▶ PROBLEM DETAILS
Reproduce all of the material exactly as shown.

▶ MATERIAL

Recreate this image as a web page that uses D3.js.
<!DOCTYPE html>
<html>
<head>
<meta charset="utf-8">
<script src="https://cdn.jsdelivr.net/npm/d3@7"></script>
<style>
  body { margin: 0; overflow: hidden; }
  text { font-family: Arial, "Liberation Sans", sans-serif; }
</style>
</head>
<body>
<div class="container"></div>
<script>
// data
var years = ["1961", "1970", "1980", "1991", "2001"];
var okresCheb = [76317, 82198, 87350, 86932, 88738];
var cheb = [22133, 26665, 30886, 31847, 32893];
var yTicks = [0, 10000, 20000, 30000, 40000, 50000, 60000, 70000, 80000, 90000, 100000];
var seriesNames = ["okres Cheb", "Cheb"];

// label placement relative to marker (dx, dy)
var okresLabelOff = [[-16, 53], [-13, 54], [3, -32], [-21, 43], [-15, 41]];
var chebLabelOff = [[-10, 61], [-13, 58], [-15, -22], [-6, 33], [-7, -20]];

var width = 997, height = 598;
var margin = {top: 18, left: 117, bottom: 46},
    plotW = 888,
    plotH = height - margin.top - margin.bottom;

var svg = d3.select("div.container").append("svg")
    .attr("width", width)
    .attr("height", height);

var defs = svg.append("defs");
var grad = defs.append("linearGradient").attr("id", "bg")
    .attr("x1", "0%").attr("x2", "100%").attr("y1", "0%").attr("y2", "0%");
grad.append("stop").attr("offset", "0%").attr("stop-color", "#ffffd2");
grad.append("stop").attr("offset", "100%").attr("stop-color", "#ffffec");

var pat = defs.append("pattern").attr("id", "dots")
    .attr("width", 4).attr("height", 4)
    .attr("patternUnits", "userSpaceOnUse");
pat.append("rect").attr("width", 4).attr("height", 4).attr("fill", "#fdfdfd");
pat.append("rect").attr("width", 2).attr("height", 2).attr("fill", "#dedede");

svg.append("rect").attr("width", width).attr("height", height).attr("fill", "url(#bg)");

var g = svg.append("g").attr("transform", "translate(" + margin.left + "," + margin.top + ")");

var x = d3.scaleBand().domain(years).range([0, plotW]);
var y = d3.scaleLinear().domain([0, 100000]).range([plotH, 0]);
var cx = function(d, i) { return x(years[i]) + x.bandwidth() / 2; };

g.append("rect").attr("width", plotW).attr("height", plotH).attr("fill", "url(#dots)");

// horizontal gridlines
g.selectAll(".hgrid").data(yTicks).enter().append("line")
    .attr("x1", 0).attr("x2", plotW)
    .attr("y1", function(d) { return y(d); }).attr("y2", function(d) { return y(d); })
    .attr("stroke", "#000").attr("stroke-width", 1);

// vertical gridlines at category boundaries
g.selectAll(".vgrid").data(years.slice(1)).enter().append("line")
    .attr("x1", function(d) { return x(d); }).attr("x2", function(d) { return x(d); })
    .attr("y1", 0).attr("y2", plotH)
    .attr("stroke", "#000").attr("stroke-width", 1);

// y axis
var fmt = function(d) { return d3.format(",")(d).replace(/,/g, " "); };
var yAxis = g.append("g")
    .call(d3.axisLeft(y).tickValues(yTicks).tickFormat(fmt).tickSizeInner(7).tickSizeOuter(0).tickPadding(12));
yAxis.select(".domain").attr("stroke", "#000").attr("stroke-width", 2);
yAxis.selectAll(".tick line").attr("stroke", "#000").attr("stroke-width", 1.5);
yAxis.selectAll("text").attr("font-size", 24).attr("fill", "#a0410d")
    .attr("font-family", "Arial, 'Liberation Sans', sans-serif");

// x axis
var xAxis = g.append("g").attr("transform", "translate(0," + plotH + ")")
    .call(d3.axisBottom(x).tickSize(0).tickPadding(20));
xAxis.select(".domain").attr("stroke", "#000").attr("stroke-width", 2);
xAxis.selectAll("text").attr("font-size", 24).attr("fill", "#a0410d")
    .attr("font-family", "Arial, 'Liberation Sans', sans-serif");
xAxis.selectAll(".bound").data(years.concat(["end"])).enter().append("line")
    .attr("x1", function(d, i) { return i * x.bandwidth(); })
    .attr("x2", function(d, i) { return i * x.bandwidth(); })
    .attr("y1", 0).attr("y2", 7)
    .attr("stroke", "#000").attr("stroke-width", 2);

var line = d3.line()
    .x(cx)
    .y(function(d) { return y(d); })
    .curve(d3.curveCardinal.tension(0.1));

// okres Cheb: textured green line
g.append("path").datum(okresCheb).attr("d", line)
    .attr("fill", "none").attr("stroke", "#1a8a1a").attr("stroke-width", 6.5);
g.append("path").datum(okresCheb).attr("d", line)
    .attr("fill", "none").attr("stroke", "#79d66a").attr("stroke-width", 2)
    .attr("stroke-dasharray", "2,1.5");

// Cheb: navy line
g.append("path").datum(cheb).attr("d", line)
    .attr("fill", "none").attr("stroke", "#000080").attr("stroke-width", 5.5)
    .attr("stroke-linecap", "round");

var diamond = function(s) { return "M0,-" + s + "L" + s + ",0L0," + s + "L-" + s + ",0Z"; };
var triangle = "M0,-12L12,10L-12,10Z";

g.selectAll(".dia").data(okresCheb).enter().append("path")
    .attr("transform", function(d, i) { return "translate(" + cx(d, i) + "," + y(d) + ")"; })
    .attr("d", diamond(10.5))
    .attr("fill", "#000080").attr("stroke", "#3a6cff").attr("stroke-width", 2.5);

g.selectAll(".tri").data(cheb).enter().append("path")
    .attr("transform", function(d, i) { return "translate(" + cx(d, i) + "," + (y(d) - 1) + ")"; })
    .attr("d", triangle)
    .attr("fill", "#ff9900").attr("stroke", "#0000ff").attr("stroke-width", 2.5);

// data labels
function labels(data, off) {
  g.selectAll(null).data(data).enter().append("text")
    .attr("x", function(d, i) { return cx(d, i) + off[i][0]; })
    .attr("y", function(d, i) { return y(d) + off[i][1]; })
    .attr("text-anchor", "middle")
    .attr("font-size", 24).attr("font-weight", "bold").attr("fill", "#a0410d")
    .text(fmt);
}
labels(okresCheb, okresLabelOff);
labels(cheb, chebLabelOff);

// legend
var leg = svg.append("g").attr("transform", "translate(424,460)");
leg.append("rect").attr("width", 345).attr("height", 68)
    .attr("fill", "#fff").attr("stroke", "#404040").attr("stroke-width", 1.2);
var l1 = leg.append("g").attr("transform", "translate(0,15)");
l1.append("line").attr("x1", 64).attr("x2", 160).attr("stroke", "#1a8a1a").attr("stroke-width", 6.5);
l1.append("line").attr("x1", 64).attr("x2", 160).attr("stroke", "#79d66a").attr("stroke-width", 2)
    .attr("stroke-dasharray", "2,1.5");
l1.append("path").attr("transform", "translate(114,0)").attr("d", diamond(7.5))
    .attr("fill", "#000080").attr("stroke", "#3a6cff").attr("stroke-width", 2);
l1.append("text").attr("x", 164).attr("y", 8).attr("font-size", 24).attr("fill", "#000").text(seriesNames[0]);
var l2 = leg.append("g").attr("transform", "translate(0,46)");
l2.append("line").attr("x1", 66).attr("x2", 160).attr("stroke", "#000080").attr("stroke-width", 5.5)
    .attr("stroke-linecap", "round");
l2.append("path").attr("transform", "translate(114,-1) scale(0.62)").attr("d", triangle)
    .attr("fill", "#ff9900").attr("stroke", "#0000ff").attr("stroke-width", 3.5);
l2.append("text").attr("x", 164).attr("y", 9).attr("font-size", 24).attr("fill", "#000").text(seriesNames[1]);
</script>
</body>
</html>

▶ RESULT FOR THIS TASK
Recreate this image as a web page that uses D3.js.
<!DOCTYPE html>
<html>
<head>
<meta charset="utf-8">
<script src="https://cdn.jsdelivr.net/npm/d3@7"></script>
<style>
  body { margin: 0; overflow: hidden; }
  text { font-family: Arial, "Liberation Sans", sans-serif; }
</style>
</head>
<body>
<div class="container"></div>
<script>
// data
var years = ["1961", "1970", "1980", "1991", "2001"];
var okresCheb = [76317, 82198, 87350, 86932, 88738];
var cheb = [22133, 26665, 30886, 31847, 32893];
var yTicks = [0, 10000, 20000, 30000, 40000, 50000, 60000, 70000, 80000, 90000, 100000];
var seriesNames = ["okres Cheb", "Cheb"];

// label placement relative to marker (dx, dy)
var okresLabelOff = [[-16, 53], [-13, 54], [3, -32], [-21, 43], [-15, 41]];
var chebLabelOff = [[-10, 61], [-13, 58], [-15, -22], [-6, 33], [-7, -20]];

var width = 997, height = 598;
var margin = {top: 18, left: 117, bottom: 46},
    plotW = 888,
    plotH = height - margin.top - margin.bottom;

var svg = d3.select("div.container").append("svg")
    .attr("width", width)
    .attr("height", height);

var defs = svg.append("defs");
var grad = defs.append("linearGradient").attr("id", "bg")
    .attr("x1", "0%").attr("x2", "100%").attr("y1", "0%").attr("y2", "0%");
grad.append("stop").attr("offset", "0%").attr("stop-color", "#ffffd2");
grad.append("stop").attr("offset", "100%").attr("stop-color", "#ffffec");

var pat = defs.append("pattern").attr("id", "dots")
    .attr("width", 4).attr("height", 4)
    .attr("patternUnits", "userSpaceOnUse");
pat.append("rect").attr("width", 4).attr("height", 4).attr("fill", "#fdfdfd");
pat.append("rect").attr("width", 2).attr("height", 2).attr("fill", "#dedede");

svg.append("rect").attr("width", width).attr("height", height).attr("fill", "url(#bg)");

var g = svg.append("g").attr("transform", "translate(" + margin.left + "," + margin.top + ")");

var x = d3.scaleBand().domain(years).range([0, plotW]);
var y = d3.scaleLinear().domain([0, 100000]).range([plotH, 0]);
var cx = function(d, i) { return x(years[i]) + x.bandwidth() / 2; };

g.append("rect").attr("width", plotW).attr("height", plotH).attr("fill", "url(#dots)");

// horizontal gridlines
g.selectAll(".hgrid").data(yTicks).enter().append("line")
    .attr("x1", 0).attr("x2", plotW)
    .attr("y1", function(d) { return y(d); }).attr("y2", function(d) { return y(d); })
    .attr("stroke", "#000").attr("stroke-width", 1);

// vertical gridlines at category boundaries
g.selectAll(".vgrid").data(years.slice(1)).enter().append("line")
    .attr("x1", function(d) { return x(d); }).attr("x2", function(d) { return x(d); })
    .attr("y1", 0).attr("y2", plotH)
    .attr("stroke", "#000").attr("stroke-width", 1);

// y axis
var fmt = function(d) { return d3.format(",")(d).replace(/,/g, " "); };
var yAxis = g.append("g")
    .call(d3.axisLeft(y).tickValues(yTicks).tickFormat(fmt).tickSizeInner(7).tickSizeOuter(0).tickPadding(12));
yAxis.select(".domain").attr("stroke", "#000").attr("stroke-width", 2);
yAxis.selectAll(".tick line").attr("stroke", "#000").attr("stroke-width", 1.5);
yAxis.selectAll("text").attr("font-size", 24).attr("fill", "#a0410d")
    .attr("font-family", "Arial, 'Liberation Sans', sans-serif");

// x axis
var xAxis = g.append("g").attr("transform", "translate(0," + plotH + ")")
    .call(d3.axisBottom(x).tickSize(0).tickPadding(20));
xAxis.select(".domain").attr("stroke", "#000").attr("stroke-width", 2);
xAxis.selectAll("text").attr("font-size", 24).attr("fill", "#a0410d")
    .attr("font-family", "Arial, 'Liberation Sans', sans-serif");
xAxis.selectAll(".bound").data(years.concat(["end"])).enter().append("line")
    .attr("x1", function(d, i) { return i * x.bandwidth(); })
    .attr("x2", function(d, i) { return i * x.bandwidth(); })
    .attr("y1", 0).attr("y2", 7)
    .attr("stroke", "#000").attr("stroke-width", 2);

var line = d3.line()
    .x(cx)
    .y(function(d) { return y(d); })
    .curve(d3.curveCardinal.tension(0.1));

// okres Cheb: textured green line
g.append("path").datum(okresCheb).attr("d", line)
    .attr("fill", "none").attr("stroke", "#1a8a1a").attr("stroke-width", 6.5);
g.append("path").datum(okresCheb).attr("d", line)
    .attr("fill", "none").attr("stroke", "#79d66a").attr("stroke-width", 2)
    .attr("stroke-dasharray", "2,1.5");

// Cheb: navy line
g.append("path").datum(cheb).attr("d", line)
    .attr("fill", "none").attr("stroke", "#000080").attr("stroke-width", 5.5)
    .attr("stroke-linecap", "round");

var diamond = function(s) { return "M0,-" + s + "L" + s + ",0L0," + s + "L-" + s + ",0Z"; };
var triangle = "M0,-12L12,10L-12,10Z";

g.selectAll(".dia").data(okresCheb).enter().append("path")
    .attr("transform", function(d, i) { return "translate(" + cx(d, i) + "," + y(d) + ")"; })
    .attr("d", diamond(10.5))
    .attr("fill", "#000080").attr("stroke", "#3a6cff").attr("stroke-width", 2.5);

g.selectAll(".tri").data(cheb).enter().append("path")
    .attr("transform", function(d, i) { return "translate(" + cx(d, i) + "," + (y(d) - 1) + ")"; })
    .attr("d", triangle)
    .attr("fill", "#ff9900").attr("stroke", "#0000ff").attr("stroke-width", 2.5);

// data labels
function labels(data, off) {
  g.selectAll(null).data(data).enter().append("text")
    .attr("x", function(d, i) { return cx(d, i) + off[i][0]; })
    .attr("y", function(d, i) { return y(d) + off[i][1]; })
    .attr("text-anchor", "middle")
    .attr("font-size", 24).attr("font-weight", "bold").attr("fill", "#a0410d")
    .text(fmt);
}
labels(okresCheb, okresLabelOff);
labels(cheb, chebLabelOff);

// legend
var leg = svg.append("g").attr("transform", "translate(424,460)");
leg.append("rect").attr("width", 345).attr("height", 68)
    .attr("fill", "#fff").attr("stroke", "#404040").attr("stroke-width", 1.2);
var l1 = leg.append("g").attr("transform", "translate(0,15)");
l1.append("line").attr("x1", 64).attr("x2", 160).attr("stroke", "#1a8a1a").attr("stroke-width", 6.5);
l1.append("line").attr("x1", 64).attr("x2", 160).attr("stroke", "#79d66a").attr("stroke-width", 2)
    .attr("stroke-dasharray", "2,1.5");
l1.append("path").attr("transform", "translate(114,0)").attr("d", diamond(7.5))
    .attr("fill", "#000080").attr("stroke", "#3a6cff").attr("stroke-width", 2);
l1.append("text").attr("x", 164).attr("y", 8).attr("font-size", 24).attr("fill", "#000").text(seriesNames[0]);
var l2 = leg.append("g").attr("transform", "translate(0,46)");
l2.append("line").attr("x1", 66).attr("x2", 160).attr("stroke", "#000080").attr("stroke-width", 5.5)
    .attr("stroke-linecap", "round");
l2.append("path").attr("transform", "translate(114,-1) scale(0.62)").attr("d", triangle)
    .attr("fill", "#ff9900").attr("stroke", "#0000ff").attr("stroke-width", 3.5);
l2.append("text").attr("x", 164).attr("y", 9).attr("font-size", 24).attr("fill", "#000").text(seriesNames[1]);
</script>
</body>
</html>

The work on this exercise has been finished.